Monday, May 14, 2012

Answer source questions

Remember to use the steps in your packet to analyze these sources. The first two we will do in class. You need to analyze at least one source from below for your homework.

Watch me:


"The Austrians, taking advantage of a revolution in Turkey, annexed Bosnia. This was a deliberate blow at the neighboring state of Serbia which had been hoping to acquire Bosnia since it contained about 3 million Serbs among its population."


Norman Lowe, Mastering Modern World History (1982)
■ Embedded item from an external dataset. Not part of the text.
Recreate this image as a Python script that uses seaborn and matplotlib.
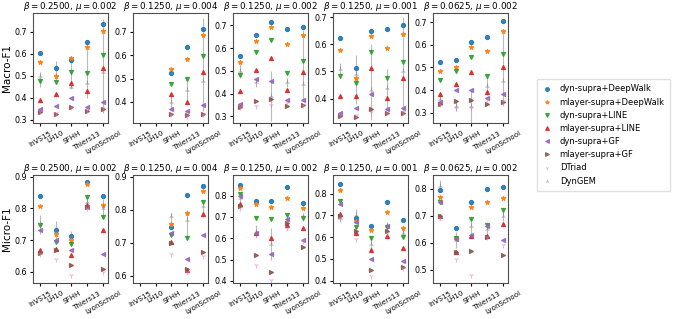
import numpy as np
import pandas as pd
import matplotlib
matplotlib.use("Agg")
import matplotlib.pyplot as plt
from matplotlib.lines import Line2D
import seaborn as sns

datasets = ["InVS15", "LH10", "SFHH", "Thiers13", "LyonSchool"]
methods = ["dyn-supra+DeepWalk", "mlayer-supra+DeepWalk", "dyn-supra+LINE",
           "mlayer-supra+LINE", "dyn-supra+GF", "mlayer-supra+GF", "DTriad", "DynGEM"]
markers = ["o", "*", "v", "^", "<", ">", "1", "2"]
titles = [r"$\beta=0.2500$, $\mu=0.002$", r"$\beta=0.1250$, $\mu=0.004$",
          r"$\beta=0.1250$, $\mu=0.002$", r"$\beta=0.1250$, $\mu=0.001$",
          r"$\beta=0.0625$, $\mu=0.002$"]
nan = np.nan

# Macro-F1, one list per method (order of `methods`), values per dataset
macro_b2500_m002 = [[0.605, 0.537, 0.573, 0.652, 0.735],
                    [0.565, 0.500, 0.580, 0.630, 0.705],
                    [0.477, 0.474, 0.520, 0.515, 0.593],
                    [0.392, 0.418, 0.467, 0.432, 0.537],
                    [0.350, 0.362, 0.398, 0.357, 0.380],
                    [0.336, 0.328, 0.358, 0.340, 0.350],
                    [0.340, 0.330, 0.360, 0.345, 0.352],
                    [0.500, 0.480, 0.450, 0.470, 0.520]]
macro_b1250_m004 = [[nan, nan, 0.523, 0.636, 0.712],
                    [nan, nan, 0.540, 0.582, 0.685],
                    [nan, nan, 0.478, 0.498, 0.598],
                    [nan, nan, 0.436, 0.400, 0.527],
                    [nan, nan, 0.370, 0.363, 0.388],
                    [nan, nan, 0.347, 0.345, 0.350],
                    [nan, nan, 0.350, 0.340, 0.350],
                    [nan, nan, 0.400, 0.450, 0.490]]
macro_b1250_m002 = [[0.566, 0.658, 0.716, 0.683, 0.692],
                    [0.537, 0.632, 0.695, 0.620, 0.658],
                    [0.480, 0.585, 0.636, 0.490, 0.545],
                    [0.410, 0.502, 0.558, 0.415, 0.495],
                    [0.355, 0.465, 0.455, 0.370, 0.373],
                    [0.340, 0.368, 0.375, 0.345, 0.348],
                    [0.340, 0.345, 0.350, 0.360, 0.350],
                    [0.500, 0.450, 0.390, 0.450, 0.440]]
macro_b1250_m001 = [[0.622, 0.512, 0.648, 0.657, 0.672],
                    [0.578, 0.475, 0.630, 0.585, 0.638],
                    [0.483, 0.457, 0.572, 0.477, 0.535],
                    [0.410, 0.410, 0.512, 0.403, 0.475],
                    [0.345, 0.367, 0.415, 0.360, 0.365],
                    [0.335, 0.333, 0.362, 0.345, 0.345],
                    [0.340, 0.340, 0.350, 0.350, 0.350],
                    [0.510, 0.490, 0.430, 0.440, 0.500]]
macro_b0625_m002 = [[0.522, 0.534, 0.613, 0.632, 0.705],
                    [0.485, 0.500, 0.590, 0.572, 0.660],
                    [0.443, 0.485, 0.545, 0.462, 0.560],
                    [0.384, 0.428, 0.478, 0.392, 0.502],
                    [0.348, 0.400, 0.402, 0.365, 0.385],
                    [0.340, 0.350, 0.355, 0.340, 0.346],
                    [0.340, 0.320, 0.320, 0.360, 0.350],
                    [0.360, 0.330, 0.330, 0.420, 0.440]]

# Micro-F1
micro_b2500_m002 = [[0.838, 0.732, 0.712, 0.883, 0.838],
                    [0.808, 0.720, 0.700, 0.878, 0.812],
                    [0.748, 0.695, 0.688, 0.835, 0.772],
                    [0.670, 0.672, 0.652, 0.810, 0.733],
                    [0.732, 0.700, 0.668, 0.805, 0.655],
                    [0.660, 0.668, 0.622, 0.805, 0.608],
                    [0.655, 0.640, 0.590, 0.800, 0.600],
                    [0.750, 0.730, 0.710, 0.820, 0.800]]
micro_b1250_m004 = [[nan, nan, 0.747, 0.843, 0.873],
                    [nan, nan, 0.757, 0.790, 0.858],
                    [nan, nan, 0.722, 0.714, 0.823],
                    [nan, nan, 0.702, 0.618, 0.786],
                    [nan, nan, 0.728, 0.652, 0.722],
                    [nan, nan, 0.700, 0.620, 0.672],
                    [nan, nan, 0.665, 0.610, 0.660],
                    [nan, nan, 0.780, 0.770, 0.810]]
micro_b1250_m002 = [[0.850, 0.775, 0.773, 0.843, 0.765],
                    [0.835, 0.760, 0.745, 0.790, 0.740],
                    [0.808, 0.695, 0.690, 0.710, 0.693],
                    [0.760, 0.625, 0.600, 0.660, 0.648],
                    [0.800, 0.625, 0.528, 0.690, 0.590],
                    [0.750, 0.520, 0.443, 0.670, 0.560],
                    [0.740, 0.475, 0.405, 0.650, 0.585],
                    [0.790, 0.630, 0.575, 0.680, 0.700]]
micro_b1250_m001 = [[0.842, 0.688, 0.652, 0.762, 0.680],
                    [0.815, 0.675, 0.635, 0.715, 0.640],
                    [0.765, 0.648, 0.595, 0.648, 0.600],
                    [0.705, 0.618, 0.543, 0.605, 0.550],
                    [0.750, 0.668, 0.500, 0.652, 0.490],
                    [0.695, 0.628, 0.448, 0.628, 0.462],
                    [0.690, 0.590, 0.420, 0.620, 0.460],
                    [0.690, 0.700, 0.570, 0.650, 0.620]]
micro_b0625_m002 = [[0.795, 0.655, 0.750, 0.800, 0.805],
                    [0.770, 0.615, 0.730, 0.750, 0.765],
                    [0.750, 0.615, 0.688, 0.665, 0.720],
                    [0.697, 0.565, 0.625, 0.625, 0.668],
                    [0.750, 0.612, 0.628, 0.660, 0.610],
                    [0.697, 0.565, 0.570, 0.620, 0.553],
                    [0.690, 0.540, 0.478, 0.620, 0.590],
                    [0.810, 0.610, 0.660, 0.650, 0.700]]

# DynGEM spread (low, high) per dataset
macro_err = [([0.45, 0.50, 0.44, 0.40, 0.33], [0.52, 0.57, 0.58, 0.66, 0.76]),
             ([nan, nan, 0.37, 0.40, 0.36], [nan, nan, 0.43, 0.50, 0.76]),
             ([0.47, 0.43, 0.28, 0.43, 0.37], [0.53, 0.47, 0.50, 0.47, 0.68]),
             ([0.49, 0.38, 0.32, 0.36, 0.34], [0.53, 0.56, 0.60, 0.51, 0.70]),
             ([0.33, 0.31, 0.25, 0.38, 0.33], [0.39, 0.35, 0.40, 0.46, 0.66])]
micro_err = [([0.72, 0.70, 0.68, 0.80, 0.77], [0.78, 0.76, 0.73, 0.84, 0.83]),
             ([nan, nan, 0.76, 0.72, 0.79], [nan, nan, 0.79, 0.80, 0.83]),
             ([0.77, 0.60, 0.50, 0.66, 0.68], [0.81, 0.66, 0.65, 0.70, 0.72]),
             ([0.67, 0.67, 0.54, 0.63, 0.60], [0.71, 0.73, 0.60, 0.67, 0.64]),
             ([0.79, 0.58, 0.63, 0.63, 0.68], [0.83, 0.64, 0.69, 0.67, 0.72])]

macro_all = [macro_b2500_m002, macro_b1250_m004, macro_b1250_m002, macro_b1250_m001, macro_b0625_m002]
micro_all = [micro_b2500_m002, micro_b1250_m004, micro_b1250_m002, micro_b1250_m001, micro_b0625_m002]
macro_ylim = [(0.286, 0.786), (0.31, 0.78), (0.27, 0.755), (0.31, 0.715), (0.255, 0.74)]
micro_ylim = [(0.565, 0.905), (0.578, 0.905), (0.39, 0.897), (0.39, 0.885), (0.45, 0.85)]
macro_ticks = [[0.3, 0.4, 0.5, 0.6, 0.7], [0.4, 0.5, 0.6, 0.7], [0.3, 0.4, 0.5, 0.6, 0.7],
               [0.4, 0.5, 0.6, 0.7], [0.3, 0.4, 0.5, 0.6, 0.7]]
micro_ticks = [[0.6, 0.7, 0.8, 0.9], [0.6, 0.7, 0.8, 0.9], [0.4, 0.5, 0.6, 0.7, 0.8],
               [0.4, 0.5, 0.6, 0.7, 0.8], [0.5, 0.6, 0.7, 0.8]]

palette = sns.color_palette("tab10", 8)
msizes = [3.0, 3.4, 3.0, 3.0, 3.0, 3.0, 3.8, 3.8]
malpha = [0.9, 0.9, 0.9, 0.9, 0.9, 0.9, 0.55, 0.55]
plt.rcParams["font.family"] = ["DejaVu Sans"]

fig = plt.figure(figsize=(6.78, 3.19), dpi=100)
W, H = 678, 319


def draw(ax, vals, err, ylim, ticks, title, ylabel):
    rows = []
    for m, series in zip(methods, vals):
        for d, v in zip(datasets, series):
            rows.append({"dataset": d, "method": m, "score": v})
    df = pd.DataFrame(rows).dropna()
    sns.pointplot(data=df, x="dataset", y="score", hue="method", order=datasets,
                  hue_order=methods, palette=palette, markers=markers,
                  linestyles="none", dodge=False, errorbar=None, ax=ax, legend=False)
    for line, ms, a in zip(ax.lines, msizes, malpha):
        line.set_markersize(ms)
        line.set_alpha(a)
        line.set_markeredgewidth(0.8)
    lo, hi = err
    ax.vlines(range(len(datasets)), lo, hi, color="0.55", lw=0.8, alpha=0.6, zorder=1)
    ax.set_ylim(*ylim)
    ax.set_yticks(ticks)
    ax.set_xlim(-0.42, 4.3)
    ax.set_xlabel("")
    ax.set_ylabel(ylabel, fontsize=7.5, labelpad=2)
    ax.set_title(title, fontsize=6.3, pad=3)
    ax.tick_params(axis="y", labelsize=5.8, length=2.5, pad=1.5)
    ax.tick_params(axis="x", labelsize=5.1, length=2.5, pad=2.5)
    for lab in ax.get_xticklabels():
        lab.set_rotation(30)
        lab.set_ha("center")
    for sp in ax.spines.values():
        sp.set_color("0.3")


for i in range(5):
    left = (33 + 100 * i) / W
    ax = fig.add_axes([left, 1 - 123 / H, 75 / W, 110 / H])
    draw(ax, macro_all[i], macro_err[i], macro_ylim[i], macro_ticks[i], titles[i],
         "Macro-F1" if i == 0 else "")
    ax = fig.add_axes([left, 1 - 283 / H, 75 / W, 108 / H])
    draw(ax, micro_all[i], micro_err[i], micro_ylim[i], micro_ticks[i], titles[i],
         "Micro-F1" if i == 0 else "")

handles = [Line2D([], [], ls="none", marker=mk, color=c, alpha=a, markersize=2.8,
                  markeredgewidth=0.7)
           for mk, c, a in zip(markers, palette, malpha)]
fig.legend(handles, methods, loc="center left", bbox_to_anchor=(533 / W, 1 - 135 / H),
           fontsize=6.0, frameon=True, labelspacing=0.5, handletextpad=0.9,
           handlelength=1.2, borderpad=0.6, fancybox=False, edgecolor="0.85")

plt.savefig("out.png", dpi=100)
What can we learn from this source about who is to blame for starting the Great War? Explain.

Together as a class:

"You English are mad, mad, mad as March hares. What has come over you that you are so completely given over to suspicions quite unworthy of a great nation?...I have said it time after time that I am a friend of England...but you make things difficult for me...
The prevailing sentiment among large sections of the middle and lower classes of my own people is not friendly to England..."

An interview with Kaiser Wilhelm II, published in the Daily Telegraph, 28 October 1908

How useful is this source in explaining who started the Anglo-German Naval Rivalry? Explain.



On your own (choose one):

"If the nations want peace, the League gives them the way by which peace can be kept. League or no League, a country which is determined to have a war can always have it." 


The 1930s historian H.A.L. Fisher in his book, A History of Europe (1938).
What can we learn from this source about the failure of the League of Nations? Explain.


"An unjust war has been declared on a weak country. The anger in Russia shared fully by me is enormous. I foresee that very soon I shall be overwhelmed by the pressure forced upon me and be forced to take extreme measures which will lead to war. To try to avoid such a calamity as a European war I beg you in the name of our old friendship to do what you can to stop your allies from going too far. Nicky"


Telegram from Tsar Nicholas II to Kaiser Wilhelm II, 29 July 1914. 
Nicholas and Wilhelm were cousins, and had been great friends.

How accurate is this source as a source of information about the start of World War One? Explain.